Material:

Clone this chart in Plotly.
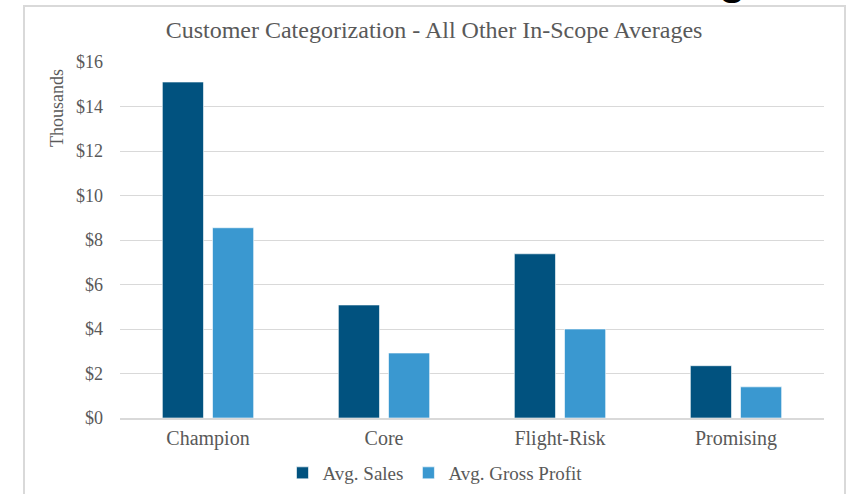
import plotly.graph_objects as go

# Average values per customer segment, in thousands of dollars
categories = ["Champion", "Core", "Flight-Risk", "Promising"]
avg_sales = [15.1, 5.08, 7.38, 2.35]
avg_gross_profit = [8.55, 2.92, 4.0, 1.4]
y_ticks = [0, 2, 4, 6, 8, 10, 12, 14, 16]
y_tick_labels = ["$" + str(v) for v in y_ticks]

TEXT = "#595959"
GRID = "#d9d9d9"
SERIF = "Liberation Serif, Times New Roman, serif"

fig = go.Figure()
fig.add_trace(go.Bar(name="Avg. Sales", x=categories, y=avg_sales,
                     marker=dict(color="#01527F", line=dict(color="#ffffff", width=0.6))))
fig.add_trace(go.Bar(name="Avg. Gross Profit", x=categories, y=avg_gross_profit,
                     marker=dict(color="#3A98D0", line=dict(color="#ffffff", width=0.6))))

W, H = 854, 494
L, R, T, B = 120, 30, 62, 76
pw, ph = W - L - R, H - T - B


def px_x(x):
    return (x - L) / pw


def px_y(y):
    return (H - B - y) / ph


fig.update_layout(
    width=W, height=H,
    margin=dict(l=L, r=R, t=T, b=B, autoexpand=False),
    paper_bgcolor="white", plot_bgcolor="white",
    barmode="group", bargap=0.43, bargroupgap=0.18,
    font=dict(family=SERIF, color=TEXT),
    title=dict(text="Customer Categorization - All Other In-Scope Averages",
               font=dict(size=24, color=TEXT, family=SERIF),
               xref="paper", x=px_x(434), xanchor="center",
               yref="container", y=1 - 30 / H, yanchor="middle"),
    showlegend=True,
    legend=dict(orientation="h", x=px_x(435), xanchor="center",
                y=px_y(473), yanchor="middle",
                font=dict(size=19, color=TEXT, family=SERIF),
                itemwidth=30, tracegroupgap=0),
    xaxis=dict(showgrid=False, showline=True, linecolor=GRID, linewidth=1.5,
               ticks="", tickfont=dict(size=20, color=TEXT, family=SERIF),
               ticklabelstandoff=1),
    yaxis=dict(range=[0, 16], tickvals=y_ticks, ticktext=y_tick_labels,
               showgrid=True, gridcolor=GRID, gridwidth=1,
               zeroline=False, showline=False, ticks="",
               tickfont=dict(size=18, color=TEXT, family=SERIF),
               ticklabelstandoff=16),
)

# Units label placed beside the top of the value axis
fig.add_annotation(text="Thousands", textangle=-90, showarrow=False,
                   xref="paper", yref="paper", x=px_x(57), y=px_y(108),
                   xanchor="center", yanchor="middle",
                   font=dict(size=18, color=TEXT, family=SERIF))

# Descender of the slide heading peeking over the chart frame
fig.add_annotation(text="<b>g</b>", showarrow=False,
                   xref="paper", yref="paper", x=px_x(732), y=px_y(5),
                   xanchor="center", yanchor="bottom",
                   font=dict(size=44, color="black", family="Liberation Sans, Arial, sans-serif"))

# Chart frame
fig.add_shape(type="rect", xref="paper", yref="paper",
              x0=px_x(24), x1=px_x(845), y0=px_y(510), y1=px_y(6),
              line=dict(color=GRID, width=2), fillcolor="rgba(0,0,0,0)", layer="below")

fig.write_html("out.html")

Goal:
Keep the pictures out of the copy and write out the data exactly as it stands.

Expected answer:
Clone this chart in Plotly.
import plotly.graph_objects as go

# Average values per customer segment, in thousands of dollars
categories = ["Champion", "Core", "Flight-Risk", "Promising"]
avg_sales = [15.1, 5.08, 7.38, 2.35]
avg_gross_profit = [8.55, 2.92, 4.0, 1.4]
y_ticks = [0, 2, 4, 6, 8, 10, 12, 14, 16]
y_tick_labels = ["$" + str(v) for v in y_ticks]

TEXT = "#595959"
GRID = "#d9d9d9"
SERIF = "Liberation Serif, Times New Roman, serif"

fig = go.Figure()
fig.add_trace(go.Bar(name="Avg. Sales", x=categories, y=avg_sales,
                     marker=dict(color="#01527F", line=dict(color="#ffffff", width=0.6))))
fig.add_trace(go.Bar(name="Avg. Gross Profit", x=categories, y=avg_gross_profit,
                     marker=dict(color="#3A98D0", line=dict(color="#ffffff", width=0.6))))

W, H = 854, 494
L, R, T, B = 120, 30, 62, 76
pw, ph = W - L - R, H - T - B


def px_x(x):
    return (x - L) / pw


def px_y(y):
    return (H - B - y) / ph


fig.update_layout(
    width=W, height=H,
    margin=dict(l=L, r=R, t=T, b=B, autoexpand=False),
    paper_bgcolor="white", plot_bgcolor="white",
    barmode="group", bargap=0.43, bargroupgap=0.18,
    font=dict(family=SERIF, color=TEXT),
    title=dict(text="Customer Categorization - All Other In-Scope Averages",
               font=dict(size=24, color=TEXT, family=SERIF),
               xref="paper", x=px_x(434), xanchor="center",
               yref="container", y=1 - 30 / H, yanchor="middle"),
    showlegend=True,
    legend=dict(orientation="h", x=px_x(435), xanchor="center",
                y=px_y(473), yanchor="middle",
                font=dict(size=19, color=TEXT, family=SERIF),
                itemwidth=30, tracegroupgap=0),
    xaxis=dict(showgrid=False, showline=True, linecolor=GRID, linewidth=1.5,
               ticks="", tickfont=dict(size=20, color=TEXT, family=SERIF),
               ticklabelstandoff=1),
    yaxis=dict(range=[0, 16], tickvals=y_ticks, ticktext=y_tick_labels,
               showgrid=True, gridcolor=GRID, gridwidth=1,
               zeroline=False, showline=False, ticks="",
               tickfont=dict(size=18, color=TEXT, family=SERIF),
               ticklabelstandoff=16),
)

# Units label placed beside the top of the value axis
fig.add_annotation(text="Thousands", textangle=-90, showarrow=False,
                   xref="paper", yref="paper", x=px_x(57), y=px_y(108),
                   xanchor="center", yanchor="middle",
                   font=dict(size=18, color=TEXT, family=SERIF))

# Descender of the slide heading peeking over the chart frame
fig.add_annotation(text="<b>g</b>", showarrow=False,
                   xref="paper", yref="paper", x=px_x(732), y=px_y(5),
                   xanchor="center", yanchor="bottom",
                   font=dict(size=44, color="black", family="Liberation Sans, Arial, sans-serif"))

# Chart frame
fig.add_shape(type="rect", xref="paper", yref="paper",
              x0=px_x(24), x1=px_x(845), y0=px_y(510), y1=px_y(6),
              line=dict(color=GRID, width=2), fillcolor="rgba(0,0,0,0)", layer="below")

fig.write_html("out.html")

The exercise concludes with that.